All lines in which the word "React" occurs are to be extracted.

start

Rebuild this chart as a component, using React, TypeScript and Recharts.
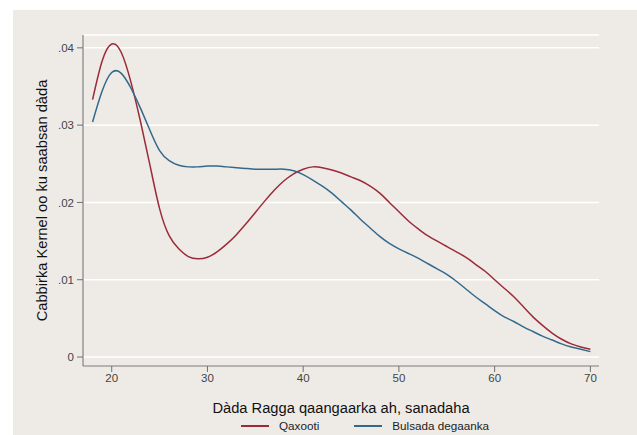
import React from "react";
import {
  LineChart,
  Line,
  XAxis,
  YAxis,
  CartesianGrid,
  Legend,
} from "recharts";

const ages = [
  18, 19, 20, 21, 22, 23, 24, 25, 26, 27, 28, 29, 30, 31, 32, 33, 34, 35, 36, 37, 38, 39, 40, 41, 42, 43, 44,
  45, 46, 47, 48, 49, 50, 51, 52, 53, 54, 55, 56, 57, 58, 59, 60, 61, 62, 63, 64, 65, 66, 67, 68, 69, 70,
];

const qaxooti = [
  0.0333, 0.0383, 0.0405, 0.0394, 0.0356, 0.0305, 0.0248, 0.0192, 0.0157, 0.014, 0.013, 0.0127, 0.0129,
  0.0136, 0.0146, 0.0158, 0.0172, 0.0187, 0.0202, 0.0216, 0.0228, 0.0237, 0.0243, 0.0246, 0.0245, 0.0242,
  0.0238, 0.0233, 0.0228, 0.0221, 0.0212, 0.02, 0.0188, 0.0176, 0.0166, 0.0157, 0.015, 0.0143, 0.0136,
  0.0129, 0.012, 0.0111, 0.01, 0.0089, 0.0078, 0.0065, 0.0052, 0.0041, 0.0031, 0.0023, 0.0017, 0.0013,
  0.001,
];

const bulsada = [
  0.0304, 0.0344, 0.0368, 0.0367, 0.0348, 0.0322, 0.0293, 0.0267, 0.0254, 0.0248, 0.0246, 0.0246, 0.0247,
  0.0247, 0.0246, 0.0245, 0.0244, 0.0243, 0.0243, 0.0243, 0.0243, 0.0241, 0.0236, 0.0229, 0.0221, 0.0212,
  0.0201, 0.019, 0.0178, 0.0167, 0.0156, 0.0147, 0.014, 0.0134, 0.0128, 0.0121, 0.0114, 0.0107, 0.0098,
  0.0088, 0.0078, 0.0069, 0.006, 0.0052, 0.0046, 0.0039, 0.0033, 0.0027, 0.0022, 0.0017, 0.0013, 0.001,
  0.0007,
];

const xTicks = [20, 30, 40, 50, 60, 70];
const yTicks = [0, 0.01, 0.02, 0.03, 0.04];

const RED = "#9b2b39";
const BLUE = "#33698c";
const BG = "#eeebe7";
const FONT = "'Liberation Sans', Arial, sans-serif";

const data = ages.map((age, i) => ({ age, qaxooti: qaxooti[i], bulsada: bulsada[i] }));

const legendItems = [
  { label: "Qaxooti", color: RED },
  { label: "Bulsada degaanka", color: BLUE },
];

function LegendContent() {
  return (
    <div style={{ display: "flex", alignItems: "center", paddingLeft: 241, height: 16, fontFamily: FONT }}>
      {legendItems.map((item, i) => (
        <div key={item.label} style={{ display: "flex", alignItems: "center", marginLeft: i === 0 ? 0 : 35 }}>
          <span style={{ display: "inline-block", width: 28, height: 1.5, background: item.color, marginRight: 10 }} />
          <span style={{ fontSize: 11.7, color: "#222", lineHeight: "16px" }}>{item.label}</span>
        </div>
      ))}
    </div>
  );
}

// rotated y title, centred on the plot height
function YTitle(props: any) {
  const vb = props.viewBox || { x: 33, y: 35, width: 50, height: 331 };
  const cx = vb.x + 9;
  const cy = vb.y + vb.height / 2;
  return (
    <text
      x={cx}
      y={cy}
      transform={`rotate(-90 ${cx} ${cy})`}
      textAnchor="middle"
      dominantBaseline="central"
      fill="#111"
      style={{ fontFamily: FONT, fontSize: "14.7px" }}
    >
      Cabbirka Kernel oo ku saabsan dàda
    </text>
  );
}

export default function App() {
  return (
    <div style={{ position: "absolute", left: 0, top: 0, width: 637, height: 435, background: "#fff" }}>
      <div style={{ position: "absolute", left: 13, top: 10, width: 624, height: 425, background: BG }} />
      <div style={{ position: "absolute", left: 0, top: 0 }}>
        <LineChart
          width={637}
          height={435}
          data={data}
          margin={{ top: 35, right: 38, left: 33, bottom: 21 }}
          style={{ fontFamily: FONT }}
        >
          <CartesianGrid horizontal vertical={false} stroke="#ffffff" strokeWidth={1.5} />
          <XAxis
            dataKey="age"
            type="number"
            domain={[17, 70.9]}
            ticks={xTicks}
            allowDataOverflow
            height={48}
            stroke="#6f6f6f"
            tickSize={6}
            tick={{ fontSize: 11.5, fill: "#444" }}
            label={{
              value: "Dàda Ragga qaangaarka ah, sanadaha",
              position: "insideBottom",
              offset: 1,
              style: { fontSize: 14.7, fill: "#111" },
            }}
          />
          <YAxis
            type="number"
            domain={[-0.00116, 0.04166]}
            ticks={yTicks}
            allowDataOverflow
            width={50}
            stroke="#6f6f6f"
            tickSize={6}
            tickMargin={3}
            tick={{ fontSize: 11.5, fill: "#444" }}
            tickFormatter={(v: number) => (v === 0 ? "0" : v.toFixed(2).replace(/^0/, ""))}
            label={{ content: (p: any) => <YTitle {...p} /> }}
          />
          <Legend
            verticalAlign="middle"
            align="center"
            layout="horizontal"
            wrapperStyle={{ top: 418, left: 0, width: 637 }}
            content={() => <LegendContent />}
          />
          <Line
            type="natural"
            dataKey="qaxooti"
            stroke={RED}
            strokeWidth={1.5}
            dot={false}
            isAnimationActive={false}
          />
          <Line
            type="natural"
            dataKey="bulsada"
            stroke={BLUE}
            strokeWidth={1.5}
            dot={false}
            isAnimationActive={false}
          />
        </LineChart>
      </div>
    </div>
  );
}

end

Output for this exercise:
Rebuild this chart as a component, using React, TypeScript and Recharts.
import React from "react";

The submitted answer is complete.